Objective » Reproduce the records below in full and word for word, excluding pictures.

Charts and diagrams as code
------
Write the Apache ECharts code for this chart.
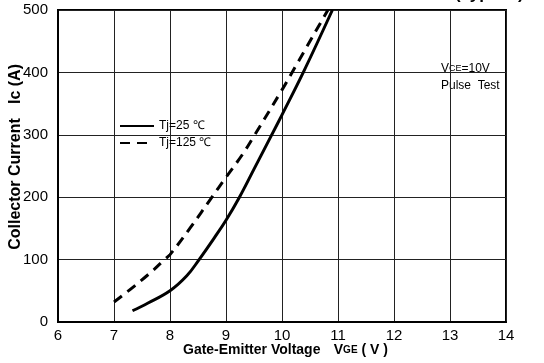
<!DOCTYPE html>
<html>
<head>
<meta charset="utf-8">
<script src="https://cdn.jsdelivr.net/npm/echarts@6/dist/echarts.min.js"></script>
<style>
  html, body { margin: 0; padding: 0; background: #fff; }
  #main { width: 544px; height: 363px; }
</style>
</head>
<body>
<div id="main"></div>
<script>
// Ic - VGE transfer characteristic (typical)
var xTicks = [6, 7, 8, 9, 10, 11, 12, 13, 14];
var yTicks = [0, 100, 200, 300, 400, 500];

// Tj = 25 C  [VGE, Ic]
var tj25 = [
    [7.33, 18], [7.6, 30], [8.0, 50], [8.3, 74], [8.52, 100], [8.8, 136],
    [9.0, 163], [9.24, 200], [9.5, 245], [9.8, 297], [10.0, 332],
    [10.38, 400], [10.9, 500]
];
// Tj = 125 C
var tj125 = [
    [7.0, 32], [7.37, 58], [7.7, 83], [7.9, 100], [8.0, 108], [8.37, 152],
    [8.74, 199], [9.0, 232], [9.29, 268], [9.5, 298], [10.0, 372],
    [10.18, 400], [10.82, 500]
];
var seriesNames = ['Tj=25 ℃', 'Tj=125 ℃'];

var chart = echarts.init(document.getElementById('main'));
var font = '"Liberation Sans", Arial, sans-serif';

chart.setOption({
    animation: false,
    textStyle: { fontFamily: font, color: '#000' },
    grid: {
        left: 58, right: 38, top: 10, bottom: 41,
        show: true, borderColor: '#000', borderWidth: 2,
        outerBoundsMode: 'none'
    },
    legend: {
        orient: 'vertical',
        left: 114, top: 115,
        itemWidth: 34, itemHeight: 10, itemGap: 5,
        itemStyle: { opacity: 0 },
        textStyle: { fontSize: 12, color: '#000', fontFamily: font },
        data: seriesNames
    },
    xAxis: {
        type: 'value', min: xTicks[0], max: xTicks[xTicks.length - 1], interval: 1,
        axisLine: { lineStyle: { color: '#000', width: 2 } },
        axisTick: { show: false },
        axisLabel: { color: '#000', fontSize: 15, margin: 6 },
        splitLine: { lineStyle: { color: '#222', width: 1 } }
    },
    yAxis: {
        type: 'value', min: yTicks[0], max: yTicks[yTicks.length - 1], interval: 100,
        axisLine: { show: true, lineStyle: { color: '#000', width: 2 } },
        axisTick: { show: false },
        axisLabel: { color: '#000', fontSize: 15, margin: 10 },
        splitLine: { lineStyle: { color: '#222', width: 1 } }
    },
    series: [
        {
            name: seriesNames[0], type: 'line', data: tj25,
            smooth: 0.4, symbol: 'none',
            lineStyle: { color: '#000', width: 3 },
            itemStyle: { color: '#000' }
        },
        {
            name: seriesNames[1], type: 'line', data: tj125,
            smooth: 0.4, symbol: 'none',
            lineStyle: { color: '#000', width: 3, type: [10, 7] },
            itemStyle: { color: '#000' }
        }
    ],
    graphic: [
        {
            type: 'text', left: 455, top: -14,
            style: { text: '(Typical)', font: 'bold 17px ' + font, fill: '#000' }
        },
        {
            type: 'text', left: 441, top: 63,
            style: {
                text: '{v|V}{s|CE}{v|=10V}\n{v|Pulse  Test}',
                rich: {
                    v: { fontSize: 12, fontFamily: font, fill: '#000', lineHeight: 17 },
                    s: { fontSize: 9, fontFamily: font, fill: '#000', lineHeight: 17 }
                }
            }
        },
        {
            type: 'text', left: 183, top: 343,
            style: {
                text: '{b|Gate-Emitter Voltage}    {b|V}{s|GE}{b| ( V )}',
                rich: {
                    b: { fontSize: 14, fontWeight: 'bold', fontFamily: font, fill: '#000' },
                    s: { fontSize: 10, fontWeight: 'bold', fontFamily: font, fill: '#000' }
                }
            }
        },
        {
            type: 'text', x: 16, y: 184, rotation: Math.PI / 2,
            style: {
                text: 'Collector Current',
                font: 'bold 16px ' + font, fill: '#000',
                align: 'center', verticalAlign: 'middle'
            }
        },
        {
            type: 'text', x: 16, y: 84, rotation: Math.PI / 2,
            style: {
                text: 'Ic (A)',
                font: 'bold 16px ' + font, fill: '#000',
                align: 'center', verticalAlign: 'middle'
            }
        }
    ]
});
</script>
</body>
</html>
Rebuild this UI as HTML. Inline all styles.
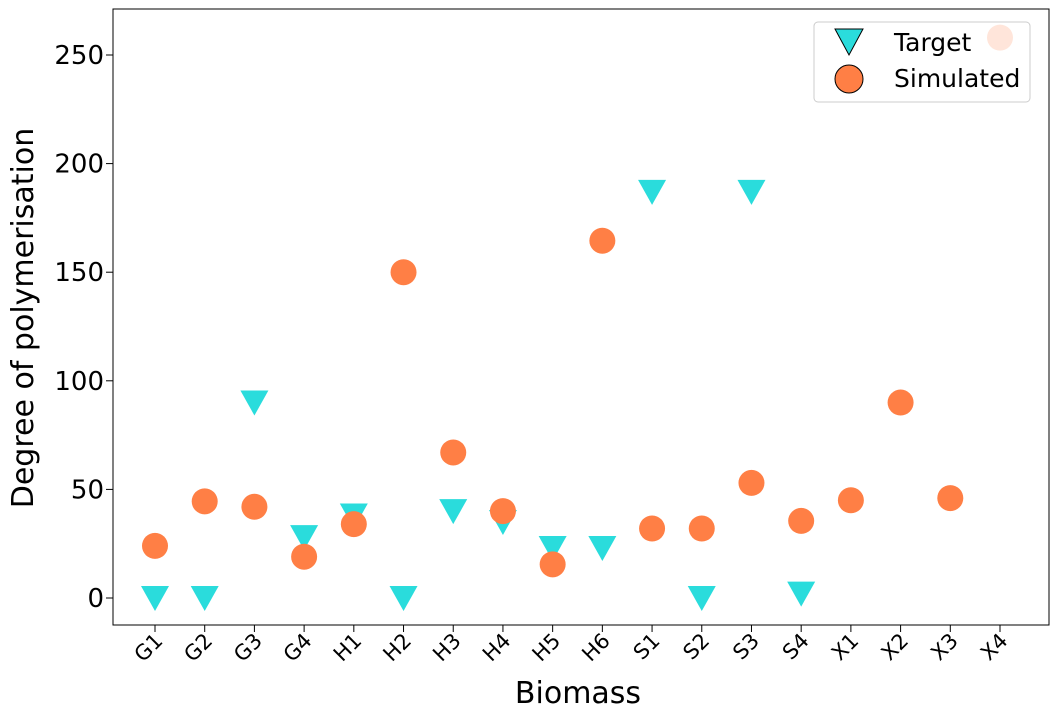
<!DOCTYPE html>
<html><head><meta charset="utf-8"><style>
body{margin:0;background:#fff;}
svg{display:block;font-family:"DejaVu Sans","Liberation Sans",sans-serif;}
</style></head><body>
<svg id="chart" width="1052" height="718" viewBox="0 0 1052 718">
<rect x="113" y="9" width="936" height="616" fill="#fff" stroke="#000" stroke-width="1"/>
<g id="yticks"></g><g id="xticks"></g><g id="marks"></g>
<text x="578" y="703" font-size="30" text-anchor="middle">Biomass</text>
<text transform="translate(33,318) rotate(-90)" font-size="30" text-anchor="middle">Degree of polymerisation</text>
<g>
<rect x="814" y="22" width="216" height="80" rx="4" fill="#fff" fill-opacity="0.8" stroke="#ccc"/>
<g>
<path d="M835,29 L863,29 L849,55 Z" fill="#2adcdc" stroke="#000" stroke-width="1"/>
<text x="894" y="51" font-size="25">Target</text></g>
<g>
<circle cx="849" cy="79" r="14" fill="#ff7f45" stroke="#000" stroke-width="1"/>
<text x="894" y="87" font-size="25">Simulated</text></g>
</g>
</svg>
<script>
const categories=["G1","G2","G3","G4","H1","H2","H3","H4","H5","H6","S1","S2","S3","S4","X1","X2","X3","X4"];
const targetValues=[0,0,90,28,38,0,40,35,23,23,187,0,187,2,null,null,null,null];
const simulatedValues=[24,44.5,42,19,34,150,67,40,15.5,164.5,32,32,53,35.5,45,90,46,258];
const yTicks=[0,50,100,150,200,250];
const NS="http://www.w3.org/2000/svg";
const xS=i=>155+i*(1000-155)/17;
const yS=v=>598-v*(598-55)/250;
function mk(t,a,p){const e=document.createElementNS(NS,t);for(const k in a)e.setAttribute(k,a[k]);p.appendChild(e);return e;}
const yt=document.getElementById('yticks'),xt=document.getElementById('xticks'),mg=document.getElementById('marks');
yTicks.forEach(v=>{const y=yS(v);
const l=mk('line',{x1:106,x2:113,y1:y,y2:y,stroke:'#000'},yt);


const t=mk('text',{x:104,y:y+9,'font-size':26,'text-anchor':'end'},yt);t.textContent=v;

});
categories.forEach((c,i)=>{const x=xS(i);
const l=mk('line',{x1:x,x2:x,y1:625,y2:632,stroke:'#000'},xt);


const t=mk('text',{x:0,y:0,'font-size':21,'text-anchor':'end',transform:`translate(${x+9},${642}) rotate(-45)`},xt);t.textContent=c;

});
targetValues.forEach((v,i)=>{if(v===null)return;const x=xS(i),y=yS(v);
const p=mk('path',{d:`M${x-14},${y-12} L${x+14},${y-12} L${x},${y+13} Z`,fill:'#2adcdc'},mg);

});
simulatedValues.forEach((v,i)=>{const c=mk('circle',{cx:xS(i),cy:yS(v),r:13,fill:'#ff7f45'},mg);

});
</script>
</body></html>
------
Complete answer »
Write the Apache ECharts code for this chart.
<!DOCTYPE html>
<html>
<head>
<meta charset="utf-8">
<script src="https://cdn.jsdelivr.net/npm/echarts@6/dist/echarts.min.js"></script>
<style>
  html, body { margin: 0; padding: 0; background: #fff; }
  #main { width: 544px; height: 363px; }
</style>
</head>
<body>
<div id="main"></div>
<script>
// Ic - VGE transfer characteristic (typical)
var xTicks = [6, 7, 8, 9, 10, 11, 12, 13, 14];
var yTicks = [0, 100, 200, 300, 400, 500];

// Tj = 25 C  [VGE, Ic]
var tj25 = [
    [7.33, 18], [7.6, 30], [8.0, 50], [8.3, 74], [8.52, 100], [8.8, 136],
    [9.0, 163], [9.24, 200], [9.5, 245], [9.8, 297], [10.0, 332],
    [10.38, 400], [10.9, 500]
];
// Tj = 125 C
var tj125 = [
    [7.0, 32], [7.37, 58], [7.7, 83], [7.9, 100], [8.0, 108], [8.37, 152],
    [8.74, 199], [9.0, 232], [9.29, 268], [9.5, 298], [10.0, 372],
    [10.18, 400], [10.82, 500]
];
var seriesNames = ['Tj=25 ℃', 'Tj=125 ℃'];

var chart = echarts.init(document.getElementById('main'));
var font = '"Liberation Sans", Arial, sans-serif';

chart.setOption({
    animation: false,
    textStyle: { fontFamily: font, color: '#000' },
    grid: {
        left: 58, right: 38, top: 10, bottom: 41,
        show: true, borderColor: '#000', borderWidth: 2,
        outerBoundsMode: 'none'
    },
    legend: {
        orient: 'vertical',
        left: 114, top: 115,
        itemWidth: 34, itemHeight: 10, itemGap: 5,
        itemStyle: { opacity: 0 },
        textStyle: { fontSize: 12, color: '#000', fontFamily: font },
        data: seriesNames
    },
    xAxis: {
        type: 'value', min: xTicks[0], max: xTicks[xTicks.length - 1], interval: 1,
        axisLine: { lineStyle: { color: '#000', width: 2 } },
        axisTick: { show: false },
        axisLabel: { color: '#000', fontSize: 15, margin: 6 },
        splitLine: { lineStyle: { color: '#222', width: 1 } }
    },
    yAxis: {
        type: 'value', min: yTicks[0], max: yTicks[yTicks.length - 1], interval: 100,
        axisLine: { show: true, lineStyle: { color: '#000', width: 2 } },
        axisTick: { show: false },
        axisLabel: { color: '#000', fontSize: 15, margin: 10 },
        splitLine: { lineStyle: { color: '#222', width: 1 } }
    },
    series: [
        {
            name: seriesNames[0], type: 'line', data: tj25,
            smooth: 0.4, symbol: 'none',
            lineStyle: { color: '#000', width: 3 },
            itemStyle: { color: '#000' }
        },
        {
            name: seriesNames[1], type: 'line', data: tj125,
            smooth: 0.4, symbol: 'none',
            lineStyle: { color: '#000', width: 3, type: [10, 7] },
            itemStyle: { color: '#000' }
        }
    ],
    graphic: [
        {
            type: 'text', left: 455, top: -14,
            style: { text: '(Typical)', font: 'bold 17px ' + font, fill: '#000' }
        },
        {
            type: 'text', left: 441, top: 63,
            style: {
                text: '{v|V}{s|CE}{v|=10V}\n{v|Pulse  Test}',
                rich: {
                    v: { fontSize: 12, fontFamily: font, fill: '#000', lineHeight: 17 },
                    s: { fontSize: 9, fontFamily: font, fill: '#000', lineHeight: 17 }
                }
            }
        },
        {
            type: 'text', left: 183, top: 343,
            style: {
                text: '{b|Gate-Emitter Voltage}    {b|V}{s|GE}{b| ( V )}',
                rich: {
                    b: { fontSize: 14, fontWeight: 'bold', fontFamily: font, fill: '#000' },
                    s: { fontSize: 10, fontWeight: 'bold', fontFamily: font, fill: '#000' }
                }
            }
        },
        {
            type: 'text', x: 16, y: 184, rotation: Math.PI / 2,
            style: {
                text: 'Collector Current',
                font: 'bold 16px ' + font, fill: '#000',
                align: 'center', verticalAlign: 'middle'
            }
        },
        {
            type: 'text', x: 16, y: 84, rotation: Math.PI / 2,
            style: {
                text: 'Ic (A)',
                font: 'bold 16px ' + font, fill: '#000',
                align: 'center', verticalAlign: 'middle'
            }
        }
    ]
});
</script>
</body>
</html>
Rebuild this UI as HTML. Inline all styles.
<!DOCTYPE html>
<html><head><meta charset="utf-8"><style>
body{margin:0;background:#fff;}
svg{display:block;font-family:"DejaVu Sans","Liberation Sans",sans-serif;}
</style></head><body>
<svg id="chart" width="1052" height="718" viewBox="0 0 1052 718">
<rect x="113" y="9" width="936" height="616" fill="#fff" stroke="#000" stroke-width="1"/>
<g id="yticks"></g><g id="xticks"></g><g id="marks"></g>
<text x="578" y="703" font-size="30" text-anchor="middle">Biomass</text>
<text transform="translate(33,318) rotate(-90)" font-size="30" text-anchor="middle">Degree of polymerisation</text>
<g>
<rect x="814" y="22" width="216" height="80" rx="4" fill="#fff" fill-opacity="0.8" stroke="#ccc"/>
<g>
<path d="M835,29 L863,29 L849,55 Z" fill="#2adcdc" stroke="#000" stroke-width="1"/>
<text x="894" y="51" font-size="25">Target</text></g>
<g>
<circle cx="849" cy="79" r="14" fill="#ff7f45" stroke="#000" stroke-width="1"/>
<text x="894" y="87" font-size="25">Simulated</text></g>
</g>
</svg>
<script>
const categories=["G1","G2","G3","G4","H1","H2","H3","H4","H5","H6","S1","S2","S3","S4","X1","X2","X3","X4"];
const targetValues=[0,0,90,28,38,0,40,35,23,23,187,0,187,2,null,null,null,null];
const simulatedValues=[24,44.5,42,19,34,150,67,40,15.5,164.5,32,32,53,35.5,45,90,46,258];
const yTicks=[0,50,100,150,200,250];
const NS="http://www.w3.org/2000/svg";
const xS=i=>155+i*(1000-155)/17;
const yS=v=>598-v*(598-55)/250;
function mk(t,a,p){const e=document.createElementNS(NS,t);for(const k in a)e.setAttribute(k,a[k]);p.appendChild(e);return e;}
const yt=document.getElementById('yticks'),xt=document.getElementById('xticks'),mg=document.getElementById('marks');
yTicks.forEach(v=>{const y=yS(v);
const l=mk('line',{x1:106,x2:113,y1:y,y2:y,stroke:'#000'},yt);


const t=mk('text',{x:104,y:y+9,'font-size':26,'text-anchor':'end'},yt);t.textContent=v;

});
categories.forEach((c,i)=>{const x=xS(i);
const l=mk('line',{x1:x,x2:x,y1:625,y2:632,stroke:'#000'},xt);


const t=mk('text',{x:0,y:0,'font-size':21,'text-anchor':'end',transform:`translate(${x+9},${642}) rotate(-45)`},xt);t.textContent=c;

});
targetValues.forEach((v,i)=>{if(v===null)return;const x=xS(i),y=yS(v);
const p=mk('path',{d:`M${x-14},${y-12} L${x+14},${y-12} L${x},${y+13} Z`,fill:'#2adcdc'},mg);

});
simulatedValues.forEach((v,i)=>{const c=mk('circle',{cx:xS(i),cy:yS(v),r:13,fill:'#ff7f45'},mg);

});
</script>
</body></html>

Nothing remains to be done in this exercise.